◆ WORK TO BE COMPLETED
Below is a listing; restate from it, character for character, the lines beginning at the line holding "Clone this diagram in TikZ." and ending at the line holding "(0,0) rectangle (540,-455);", both included.

◆ STORED DATA
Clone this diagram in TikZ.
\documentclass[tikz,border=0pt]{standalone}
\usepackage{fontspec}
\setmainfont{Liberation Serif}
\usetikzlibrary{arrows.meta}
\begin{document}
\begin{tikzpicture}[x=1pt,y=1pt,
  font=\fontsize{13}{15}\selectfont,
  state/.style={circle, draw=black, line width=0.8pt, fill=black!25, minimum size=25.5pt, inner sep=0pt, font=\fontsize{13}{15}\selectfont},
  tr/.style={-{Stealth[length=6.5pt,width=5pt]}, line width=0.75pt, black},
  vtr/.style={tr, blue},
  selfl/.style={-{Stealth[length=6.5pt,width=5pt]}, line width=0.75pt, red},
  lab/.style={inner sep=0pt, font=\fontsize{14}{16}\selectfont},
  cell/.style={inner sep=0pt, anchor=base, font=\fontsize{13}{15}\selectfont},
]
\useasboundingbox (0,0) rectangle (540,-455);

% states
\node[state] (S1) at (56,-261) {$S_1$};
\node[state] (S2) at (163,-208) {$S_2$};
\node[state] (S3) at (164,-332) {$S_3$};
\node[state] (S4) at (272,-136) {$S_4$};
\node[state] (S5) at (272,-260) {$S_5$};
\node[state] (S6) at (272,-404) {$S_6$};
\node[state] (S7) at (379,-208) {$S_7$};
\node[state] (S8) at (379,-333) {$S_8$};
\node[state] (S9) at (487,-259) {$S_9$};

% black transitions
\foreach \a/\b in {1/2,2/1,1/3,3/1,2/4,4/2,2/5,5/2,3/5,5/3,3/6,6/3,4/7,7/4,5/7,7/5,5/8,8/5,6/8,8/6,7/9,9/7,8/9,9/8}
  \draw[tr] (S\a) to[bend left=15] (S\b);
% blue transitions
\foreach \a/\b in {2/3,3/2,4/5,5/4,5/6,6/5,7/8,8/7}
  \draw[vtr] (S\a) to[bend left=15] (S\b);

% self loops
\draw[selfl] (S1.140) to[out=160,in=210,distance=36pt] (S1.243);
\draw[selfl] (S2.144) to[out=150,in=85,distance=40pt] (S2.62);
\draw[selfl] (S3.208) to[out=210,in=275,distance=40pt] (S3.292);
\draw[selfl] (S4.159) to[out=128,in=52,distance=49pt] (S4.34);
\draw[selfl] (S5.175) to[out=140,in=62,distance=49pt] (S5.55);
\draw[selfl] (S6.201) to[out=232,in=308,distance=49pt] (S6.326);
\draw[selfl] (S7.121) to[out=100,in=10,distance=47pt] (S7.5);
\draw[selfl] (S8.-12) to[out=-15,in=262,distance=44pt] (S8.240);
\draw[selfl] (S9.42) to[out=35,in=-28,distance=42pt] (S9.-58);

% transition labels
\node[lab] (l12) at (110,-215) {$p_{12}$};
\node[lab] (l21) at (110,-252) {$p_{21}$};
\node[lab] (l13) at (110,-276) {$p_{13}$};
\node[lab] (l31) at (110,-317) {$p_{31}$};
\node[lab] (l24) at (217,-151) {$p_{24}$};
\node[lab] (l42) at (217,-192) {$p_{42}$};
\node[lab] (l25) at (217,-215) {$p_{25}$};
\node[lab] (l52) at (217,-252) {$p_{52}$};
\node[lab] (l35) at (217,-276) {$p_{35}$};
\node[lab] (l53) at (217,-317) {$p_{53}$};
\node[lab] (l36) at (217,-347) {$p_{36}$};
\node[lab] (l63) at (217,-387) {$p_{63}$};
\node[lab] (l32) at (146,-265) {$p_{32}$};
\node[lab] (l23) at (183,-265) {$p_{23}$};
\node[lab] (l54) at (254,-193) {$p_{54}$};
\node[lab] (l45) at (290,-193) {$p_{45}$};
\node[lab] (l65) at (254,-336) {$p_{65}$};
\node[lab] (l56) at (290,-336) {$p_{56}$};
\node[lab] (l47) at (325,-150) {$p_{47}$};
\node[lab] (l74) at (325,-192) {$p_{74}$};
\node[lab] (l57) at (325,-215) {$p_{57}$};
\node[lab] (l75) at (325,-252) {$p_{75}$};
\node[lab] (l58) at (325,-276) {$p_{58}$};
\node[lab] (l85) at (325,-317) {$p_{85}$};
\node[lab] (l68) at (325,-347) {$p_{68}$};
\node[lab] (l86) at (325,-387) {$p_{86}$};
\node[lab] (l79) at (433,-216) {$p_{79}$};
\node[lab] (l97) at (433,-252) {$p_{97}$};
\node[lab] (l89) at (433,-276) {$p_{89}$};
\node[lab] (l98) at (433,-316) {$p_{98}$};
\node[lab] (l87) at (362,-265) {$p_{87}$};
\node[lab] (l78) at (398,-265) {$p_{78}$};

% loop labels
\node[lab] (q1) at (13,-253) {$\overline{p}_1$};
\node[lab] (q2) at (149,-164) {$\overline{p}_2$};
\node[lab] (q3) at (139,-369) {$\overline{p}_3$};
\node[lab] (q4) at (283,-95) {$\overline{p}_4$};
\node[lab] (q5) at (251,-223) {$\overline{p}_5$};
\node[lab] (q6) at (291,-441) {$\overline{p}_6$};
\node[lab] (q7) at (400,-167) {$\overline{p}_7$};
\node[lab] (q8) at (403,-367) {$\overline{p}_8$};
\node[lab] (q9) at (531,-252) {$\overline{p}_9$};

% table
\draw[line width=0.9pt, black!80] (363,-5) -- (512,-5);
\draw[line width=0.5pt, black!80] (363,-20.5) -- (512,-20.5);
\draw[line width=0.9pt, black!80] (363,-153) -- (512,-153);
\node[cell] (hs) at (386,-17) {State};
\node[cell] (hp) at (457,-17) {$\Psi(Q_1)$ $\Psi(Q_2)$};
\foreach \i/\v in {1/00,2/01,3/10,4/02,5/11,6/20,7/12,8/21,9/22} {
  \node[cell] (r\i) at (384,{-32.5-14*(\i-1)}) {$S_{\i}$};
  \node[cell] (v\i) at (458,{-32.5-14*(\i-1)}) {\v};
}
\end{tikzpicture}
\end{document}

...

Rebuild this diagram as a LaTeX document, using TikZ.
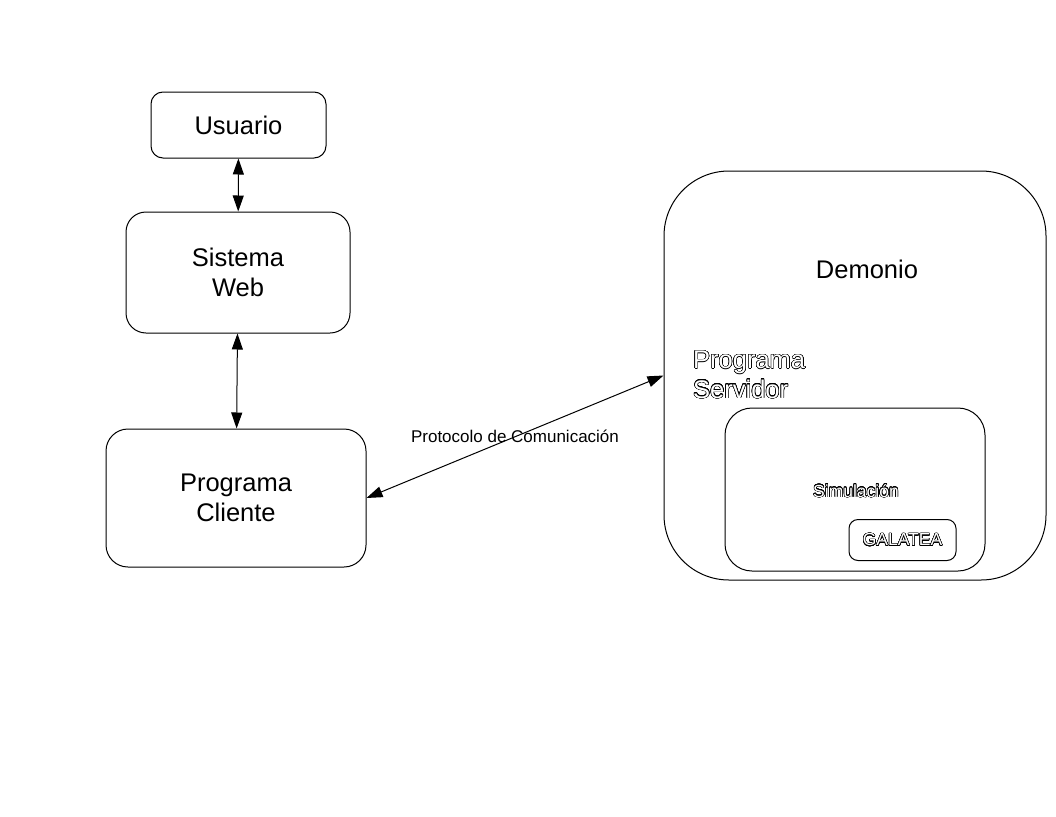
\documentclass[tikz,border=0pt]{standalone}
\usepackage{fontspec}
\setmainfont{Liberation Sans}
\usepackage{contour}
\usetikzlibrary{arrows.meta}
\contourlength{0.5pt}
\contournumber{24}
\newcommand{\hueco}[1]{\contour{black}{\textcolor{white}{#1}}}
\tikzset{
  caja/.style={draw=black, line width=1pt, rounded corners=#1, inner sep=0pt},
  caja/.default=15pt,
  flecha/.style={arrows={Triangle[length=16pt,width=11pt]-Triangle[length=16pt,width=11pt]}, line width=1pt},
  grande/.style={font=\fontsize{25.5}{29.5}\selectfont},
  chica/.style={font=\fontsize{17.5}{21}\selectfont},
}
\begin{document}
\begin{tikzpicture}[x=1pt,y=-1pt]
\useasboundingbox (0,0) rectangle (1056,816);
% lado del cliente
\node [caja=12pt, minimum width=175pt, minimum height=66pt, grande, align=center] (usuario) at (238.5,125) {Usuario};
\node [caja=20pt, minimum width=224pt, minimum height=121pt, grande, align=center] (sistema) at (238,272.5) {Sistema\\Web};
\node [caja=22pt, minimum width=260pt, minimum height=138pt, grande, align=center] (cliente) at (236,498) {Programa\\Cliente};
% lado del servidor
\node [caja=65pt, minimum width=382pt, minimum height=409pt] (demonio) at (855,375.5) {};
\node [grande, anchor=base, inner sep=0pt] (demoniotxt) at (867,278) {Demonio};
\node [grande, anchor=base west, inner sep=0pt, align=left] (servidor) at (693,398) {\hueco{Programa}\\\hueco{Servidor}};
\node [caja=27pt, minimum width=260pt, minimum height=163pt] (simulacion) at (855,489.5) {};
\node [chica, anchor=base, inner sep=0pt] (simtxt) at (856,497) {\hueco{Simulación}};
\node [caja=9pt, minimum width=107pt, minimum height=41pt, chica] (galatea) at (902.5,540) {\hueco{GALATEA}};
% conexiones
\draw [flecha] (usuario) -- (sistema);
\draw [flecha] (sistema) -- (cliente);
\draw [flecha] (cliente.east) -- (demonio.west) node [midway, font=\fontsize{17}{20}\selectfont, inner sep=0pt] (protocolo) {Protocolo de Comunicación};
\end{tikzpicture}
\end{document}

◆ EXERCISE RESPONSE
Clone this diagram in TikZ.
\documentclass[tikz,border=0pt]{standalone}
\usepackage{fontspec}
\setmainfont{Liberation Serif}
\usetikzlibrary{arrows.meta}
\begin{document}
\begin{tikzpicture}[x=1pt,y=1pt,
  font=\fontsize{13}{15}\selectfont,
  state/.style={circle, draw=black, line width=0.8pt, fill=black!25, minimum size=25.5pt, inner sep=0pt, font=\fontsize{13}{15}\selectfont},
  tr/.style={-{Stealth[length=6.5pt,width=5pt]}, line width=0.75pt, black},
  vtr/.style={tr, blue},
  selfl/.style={-{Stealth[length=6.5pt,width=5pt]}, line width=0.75pt, red},
  lab/.style={inner sep=0pt, font=\fontsize{14}{16}\selectfont},
  cell/.style={inner sep=0pt, anchor=base, font=\fontsize{13}{15}\selectfont},
]
\useasboundingbox (0,0) rectangle (540,-455);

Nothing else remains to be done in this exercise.